Au cours des dix-huit mois qu’a duré ce ministère, les démocrates et les progressistes ont eu maintes occasions de constater (et, pour certains, de dénoncer) que la réhabilitation des anciens RCD-istes, leur retour aux affaires, les menaces récurrentes contre les libertés acquises avec la révolution, l’accélération de la libéralisation économique, étaient portés aussi bien par Nida Tounes que par Ennahdha. En ont-ils tiré comme conclusion que leur complaisance passée vis-vis de Béji Caïd Essebsi et de son parti avait été une grave erreur ? Non, ils en ont tiré comme conclusion qu’Ennahdha était la principale menace qui guettait notre pays.

Il serait certes embarrassant, aujourd’hui, alors qu’un nouveau ministère est en voie de constitution sous la direction d’un proche du président, de ménager Nidaa Tounes ou l’UPL ou Afek Tounes qui étaient de l’ancien gouvernement pour n’exprimer de défiance qu’à l’égard du parti de Rached Ghannouchi. On exige alors un gouvernement de technocrates, de « compétences », des gestionnaires et des bureaucrates efficaces, sans liens avec les partis politiques. C’est évidemment de la démagogie. Une démagogie d’autant plus dangereuse qu’elle caresse dans le sens du poil une opinion publique qui malheureusement tend de plus en plus à assimiler toute politique, un tant soit peu organisée, à la corruption et aux puanteurs politiciennes des « élites » au pouvoir. Mais, surtout, ne nous y trompons pas : pour la majorité des démocrates et des progressistes, un gouvernement sans ministre partisan, c’est d’abord et avant tout un gouvernement sans ministre d’Ennahdha. Et c’est là, pour eux, la priorité.

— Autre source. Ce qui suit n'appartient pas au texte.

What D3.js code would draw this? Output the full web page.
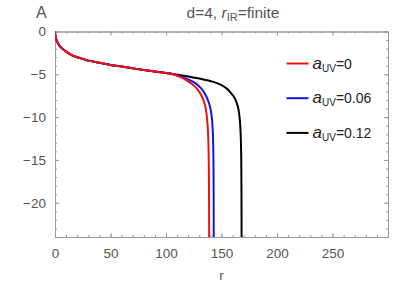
<!DOCTYPE html>
<html>
<head>
<meta charset="utf-8">
<script src="https://cdn.jsdelivr.net/npm/d3@7"></script>
<style>
  body { margin: 0; background: #fff; }
  svg { font-family: "Liberation Sans", Arial, sans-serif; }
</style>
</head>
<body>
<div id="chart"></div>
<script>
// datos
const rComun = [0, 0.2, 0.5, 1, 2, 3, 5, 7, 10, 15, 20, 25, 30, 40, 50, 60, 70, 80, 90, 100];
const aComun = [0, -0.35, -0.6, -0.85, -1.2, -1.45, -1.8, -2.05, -2.35, -2.75, -3.0, -3.2, -3.4, -3.65, -3.9, -4.1, -4.3, -4.5, -4.68, -4.85];

const rRojo = [105, 110, 115, 120, 124, 127, 130, 132, 134, 135.5, 136.6, 137.5, 138.2, 138.6, 138.8, 138.9];
const aRojo = [-4.97, -5.17, -5.45, -5.82, -6.2, -6.55, -7.05, -7.5, -8.1, -8.8, -9.7, -11, -13, -16, -20, -25];

const rAzul = [105, 110, 115, 120, 125, 129, 133, 136, 138.3, 140, 141.3, 142.2, 142.7, 142.9, 143];
const aAzul = [-4.95, -5.1, -5.33, -5.6, -5.92, -6.3, -6.85, -7.5, -8.2, -9.0, -10.1, -11.8, -14.5, -18, -25];

const rNegro = [106, 112, 120, 130, 142, 150, 155, 158, 161, 163, 164.8, 166, 166.8, 167.4, 167.8, 168, 168.1];
const aNegro = [-4.95, -5.07, -5.25, -5.5, -5.85, -6.25, -6.7, -7.1, -7.6, -8.1, -8.8, -9.7, -10.8, -12.5, -15, -19, -25];

const series = [
  { etiqueta: "0", color: "#ee1111", r: rRojo, a: aRojo },
  { etiqueta: "0.06", color: "#1111ee", r: rAzul, a: aAzul },
  { etiqueta: "0.12", color: "#000000", r: rNegro, a: aNegro }
];

const xTicks = [0, 50, 100, 150, 200, 250];
const yTicks = [0, -5, -10, -15, -20];

// Configuración del SVG
const margin = { top: 31.5, right: 19, bottom: 48, left: 55 };
const W = 407, H = 285;
const width = W - margin.left - margin.right;
const height = H - margin.top - margin.bottom;

const svgRoot = d3.select("#chart").append("svg")
  .attr("width", W)
  .attr("height", H);

const svg = svgRoot.append("g")
  .attr("transform", `translate(${margin.left}, ${margin.top})`);

const x = d3.scaleLinear().domain([0, 300]).range([0, width]);
const y = d3.scaleLinear().domain([-24, 0]).range([height, 0]);

const gris = "#999";
const texto = "#555";

// Ejes (marco con ticks hacia dentro)
const xMinor = d3.range(0, 301, 10);
const yMinor = d3.range(-24, 1, 1);
const fmt = d => d < 0 ? "\u2212" + Math.abs(d) : String(d);

function estilo(g) {
  g.selectAll("path").attr("stroke", gris);
  g.selectAll("line").attr("stroke", gris);
  g.selectAll("text").attr("fill", texto).attr("font-size", 13.5);
}

svg.append("g").attr("transform", `translate(0, ${height})`)
  .call(d3.axisBottom(x).tickValues(xMinor).tickSize(-2).tickFormat("").tickSizeOuter(0)).call(estilo);
svg.append("g").attr("transform", `translate(0, ${height})`)
  .call(d3.axisBottom(x).tickValues(xTicks).tickSize(-4).tickPadding(11).tickFormat(fmt).tickSizeOuter(0)).call(estilo);
svg.append("g")
  .call(d3.axisTop(x).tickValues(xMinor).tickSize(-2).tickFormat("").tickSizeOuter(0)).call(estilo);
svg.append("g")
  .call(d3.axisTop(x).tickValues(xTicks).tickSize(-4).tickFormat("").tickSizeOuter(0)).call(estilo);

svg.append("g")
  .call(d3.axisLeft(y).tickValues(yMinor).tickSize(-2).tickFormat("").tickSizeOuter(0)).call(estilo);
svg.append("g")
  .call(d3.axisLeft(y).tickValues(yTicks).tickSize(-4).tickPadding(9).tickFormat(fmt).tickSizeOuter(0)).call(estilo);
svg.append("g").attr("transform", `translate(${width}, 0)`)
  .call(d3.axisRight(y).tickValues(yMinor).tickSize(-2).tickFormat("").tickSizeOuter(0)).call(estilo);
svg.append("g").attr("transform", `translate(${width}, 0)`)
  .call(d3.axisRight(y).tickValues(yTicks).tickSize(-4).tickFormat("").tickSizeOuter(0)).call(estilo);

svg.selectAll(".domain").attr("stroke", gris);

// Curvas
svg.append("clipPath").attr("id", "clip")
  .append("rect").attr("width", width).attr("height", height);

const linea = d3.line()
  .x(d => x(d[0]))
  .y(d => y(d[1]))
  .curve(d3.curveCatmullRom.alpha(0.5));

series.slice().reverse().forEach(s => {
  const puntos = rComun.map((r, i) => [r, aComun[i]])
    .concat(s.r.map((r, i) => [r, s.a[i]]));
  svg.append("path")
    .datum(puntos)
    .attr("clip-path", "url(#clip)")
    .attr("fill", "none")
    .attr("stroke", s.color)
    .attr("stroke-width", 2)
    .attr("d", linea);
});

// Leyenda
const legend = svg.append("g").attr("transform", `translate(${286.5 - margin.left}, ${63.5 - margin.top})`);
series.forEach((s, i) => {
  legend.append("line")
    .attr("x1", 0).attr("x2", 22)
    .attr("y1", i * 34.7).attr("y2", i * 34.7)
    .attr("stroke", s.color).attr("stroke-width", 2);
  const t = legend.append("text")
    .attr("x", 26).attr("y", i * 34.7 + 5)
    .attr("font-size", 14).attr("fill", "#222");
  t.append("tspan").attr("font-style", "italic").attr("font-size", 17).text("a");
  t.append("tspan").attr("font-size", 10).attr("dy", 3).text("UV");
  t.append("tspan").attr("dy", -3).text("=" + s.etiqueta);
});

// Títulos
svgRoot.append("text")
  .attr("x", 36).attr("y", 18)
  .attr("font-size", 16).attr("fill", texto)
  .text("A");

const titulo = svgRoot.append("text")
  .attr("x", 233).attr("y", 18)
  .attr("text-anchor", "middle")
  .attr("font-size", 15.5).attr("fill", texto);
titulo.append("tspan").text("d=4, ");
titulo.append("tspan").attr("font-style", "italic").text("r");
titulo.append("tspan").attr("font-size", 11).attr("dy", 3).text("IR");
titulo.append("tspan").attr("dy", -3).text("=finite");

svgRoot.append("text")
  .attr("x", margin.left + width / 2).attr("y", 280)
  .attr("text-anchor", "middle")
  .attr("font-size", 13.5).attr("fill", texto)
  .text("r");
</script>
</body>
</html>
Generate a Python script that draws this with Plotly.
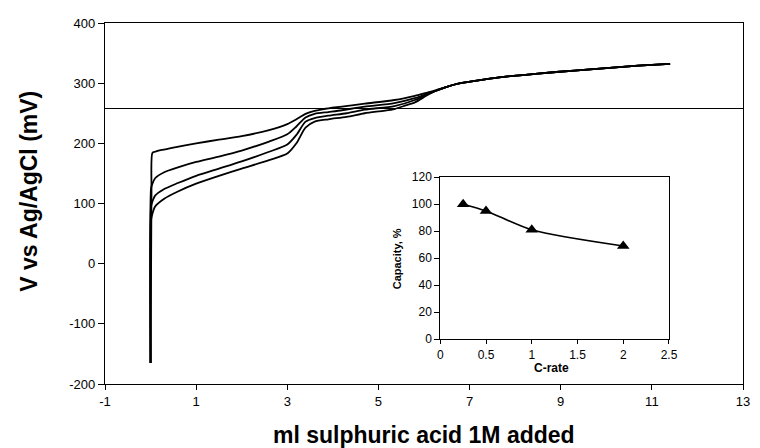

Demain, lorsque Youssef Chahed aura annoncé sa composition, suivez bien les commentaires et les critiques que suscitera le nouveau gouvernement. Vous verrez par vous-mêmes que le nombre de ministres d’Ennahdha et l’importance de leurs portefeuilles seront au centre des polémiques. Tant que vous y êtes, au cours des prochains mois, suivez l’actualité en rapport avec les élections municipales à venir, vous constaterez sans difficulté que les forces qui se réclament de la gauche ont une ligne de conduite secondaire, appelons-là tactique, et une ligne de conduite principale que nous dirons stratégique : la première consistera à gratter quelques élus ici et là, la seconde, déterminante, aura comme objectif premier, sinon exclusif, de faire obstacle à tout candidat plus ou moins proche d’Ennahdha et ce par tous les moyens, c’est-à-dire notamment sans être très regardant sur les alliés qu’ils se choisiront.

Le cauchemar des démocrates et de la gauche, la raison principale de leur défaite, ce n’est ni Ben Ali, ni les réseaux de l’ex-RCD, ni Nidaa Tounes, ni le diable en personne, c’est d’abord et avant tout Ennahdha. Une telle cécité, ça vous dégoûte de la vie ; je préfère encore ma rage de dents.